Person Centered Thinking

Dad and his son with autism sitting in kitchen at home. A man with short hair and bristle hugs his son and kisses him on the cheek.

For people being supported by services, it is not person centered planning that matters as much as the pervasive presence of person centered thinking. If people who use services are to have positive control over their lives, if they are to have self-directed lives within their own communities, then those who are around the person — especially those who do the day-to-day work — need to have person centered thinking skills. Only a small percentage of people need to know how to write good person centered plans, but everyone involved needs to have good skills in person centered thinking, and in the value-based skills that underlie the planning.

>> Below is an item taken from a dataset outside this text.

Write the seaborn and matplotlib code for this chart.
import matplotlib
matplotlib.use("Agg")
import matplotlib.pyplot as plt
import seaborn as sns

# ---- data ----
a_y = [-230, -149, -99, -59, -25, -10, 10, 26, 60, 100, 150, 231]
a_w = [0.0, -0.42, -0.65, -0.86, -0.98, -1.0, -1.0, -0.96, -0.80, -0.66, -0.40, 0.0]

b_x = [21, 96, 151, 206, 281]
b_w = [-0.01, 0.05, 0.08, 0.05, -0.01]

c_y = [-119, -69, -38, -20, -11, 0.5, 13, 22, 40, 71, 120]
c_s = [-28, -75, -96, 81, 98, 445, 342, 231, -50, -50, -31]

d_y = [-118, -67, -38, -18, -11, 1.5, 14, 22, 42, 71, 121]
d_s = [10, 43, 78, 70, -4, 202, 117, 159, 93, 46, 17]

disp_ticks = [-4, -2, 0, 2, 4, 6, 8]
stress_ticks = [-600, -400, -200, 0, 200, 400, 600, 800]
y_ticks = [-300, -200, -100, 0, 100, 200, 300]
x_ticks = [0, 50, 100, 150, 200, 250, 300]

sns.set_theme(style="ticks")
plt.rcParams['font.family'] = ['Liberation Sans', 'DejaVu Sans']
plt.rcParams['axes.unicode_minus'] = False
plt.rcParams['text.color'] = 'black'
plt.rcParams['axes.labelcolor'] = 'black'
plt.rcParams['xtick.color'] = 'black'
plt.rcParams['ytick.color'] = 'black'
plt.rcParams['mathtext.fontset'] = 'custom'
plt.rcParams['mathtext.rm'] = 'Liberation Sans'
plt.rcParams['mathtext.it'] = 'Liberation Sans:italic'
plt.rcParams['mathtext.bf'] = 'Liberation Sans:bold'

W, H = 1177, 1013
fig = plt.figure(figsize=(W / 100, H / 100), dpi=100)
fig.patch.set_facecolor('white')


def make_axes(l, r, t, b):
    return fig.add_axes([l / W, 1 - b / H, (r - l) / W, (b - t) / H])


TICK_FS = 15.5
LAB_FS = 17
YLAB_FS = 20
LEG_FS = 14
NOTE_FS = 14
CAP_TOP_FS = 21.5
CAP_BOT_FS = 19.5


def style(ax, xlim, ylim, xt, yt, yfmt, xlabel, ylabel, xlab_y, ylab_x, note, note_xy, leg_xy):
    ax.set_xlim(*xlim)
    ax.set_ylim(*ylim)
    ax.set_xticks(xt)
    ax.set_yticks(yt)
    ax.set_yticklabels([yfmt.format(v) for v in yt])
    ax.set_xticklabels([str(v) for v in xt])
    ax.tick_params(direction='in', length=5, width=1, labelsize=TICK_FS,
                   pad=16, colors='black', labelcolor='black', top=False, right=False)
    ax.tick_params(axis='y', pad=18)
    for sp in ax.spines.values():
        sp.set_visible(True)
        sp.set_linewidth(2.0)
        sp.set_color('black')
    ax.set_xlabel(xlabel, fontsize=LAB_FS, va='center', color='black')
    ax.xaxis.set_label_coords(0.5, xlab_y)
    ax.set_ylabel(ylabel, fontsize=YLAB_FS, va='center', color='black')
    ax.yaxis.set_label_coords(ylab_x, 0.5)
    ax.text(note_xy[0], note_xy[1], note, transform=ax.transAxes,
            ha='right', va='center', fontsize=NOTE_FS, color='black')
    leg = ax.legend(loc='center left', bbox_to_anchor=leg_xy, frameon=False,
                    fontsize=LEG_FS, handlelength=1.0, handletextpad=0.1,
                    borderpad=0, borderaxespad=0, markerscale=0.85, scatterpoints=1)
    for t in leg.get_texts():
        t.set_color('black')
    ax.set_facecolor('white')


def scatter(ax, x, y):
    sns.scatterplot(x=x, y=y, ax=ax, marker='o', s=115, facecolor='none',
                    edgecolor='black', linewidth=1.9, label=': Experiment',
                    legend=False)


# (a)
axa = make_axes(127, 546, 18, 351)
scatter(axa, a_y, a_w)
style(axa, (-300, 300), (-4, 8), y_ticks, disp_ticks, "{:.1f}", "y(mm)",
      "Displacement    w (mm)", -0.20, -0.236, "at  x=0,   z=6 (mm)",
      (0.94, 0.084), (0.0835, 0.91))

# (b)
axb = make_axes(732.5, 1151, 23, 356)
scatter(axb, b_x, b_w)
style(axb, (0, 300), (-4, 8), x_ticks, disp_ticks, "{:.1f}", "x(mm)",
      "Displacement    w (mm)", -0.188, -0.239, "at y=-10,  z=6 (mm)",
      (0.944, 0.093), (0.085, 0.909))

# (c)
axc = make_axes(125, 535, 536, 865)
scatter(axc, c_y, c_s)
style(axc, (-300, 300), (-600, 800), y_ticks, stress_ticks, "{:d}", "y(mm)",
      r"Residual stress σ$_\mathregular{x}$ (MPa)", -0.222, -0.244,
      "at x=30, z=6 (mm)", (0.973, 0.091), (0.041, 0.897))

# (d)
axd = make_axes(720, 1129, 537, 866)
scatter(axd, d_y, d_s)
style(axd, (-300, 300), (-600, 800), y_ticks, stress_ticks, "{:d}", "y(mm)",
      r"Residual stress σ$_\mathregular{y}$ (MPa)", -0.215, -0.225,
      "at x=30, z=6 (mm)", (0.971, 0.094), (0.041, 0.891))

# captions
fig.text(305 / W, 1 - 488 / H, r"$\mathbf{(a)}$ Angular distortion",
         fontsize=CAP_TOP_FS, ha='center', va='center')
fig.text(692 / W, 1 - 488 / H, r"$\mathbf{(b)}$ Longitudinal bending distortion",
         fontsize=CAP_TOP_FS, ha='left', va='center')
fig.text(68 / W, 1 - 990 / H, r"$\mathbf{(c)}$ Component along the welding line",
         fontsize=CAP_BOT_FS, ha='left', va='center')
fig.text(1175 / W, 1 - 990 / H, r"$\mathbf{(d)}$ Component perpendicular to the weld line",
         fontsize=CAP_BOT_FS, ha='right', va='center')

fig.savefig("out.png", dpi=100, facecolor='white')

There are a number of reasons for this. Teaching and supporting the use of person centered thinking skills will mean that:

  • It is more likely that plans will be used and acted on, that the lives of people who use services will improve
  • You will have a number of ways to get plans started
  • Updating the plans will occur “naturally”, needing less effort and time

Every style of person centered planning is rooted in a person centered way of thinking. It is made up of a set of value-based skills that result in seeing the person differently and give us a way of acting on what is learned.  Training in person centered planning is training in a way of thinking as much as it is in a way of developing a plan.  In essential lifestyle planning, we have identified basic skills and tools that help learners understand and embrace this way of thinking.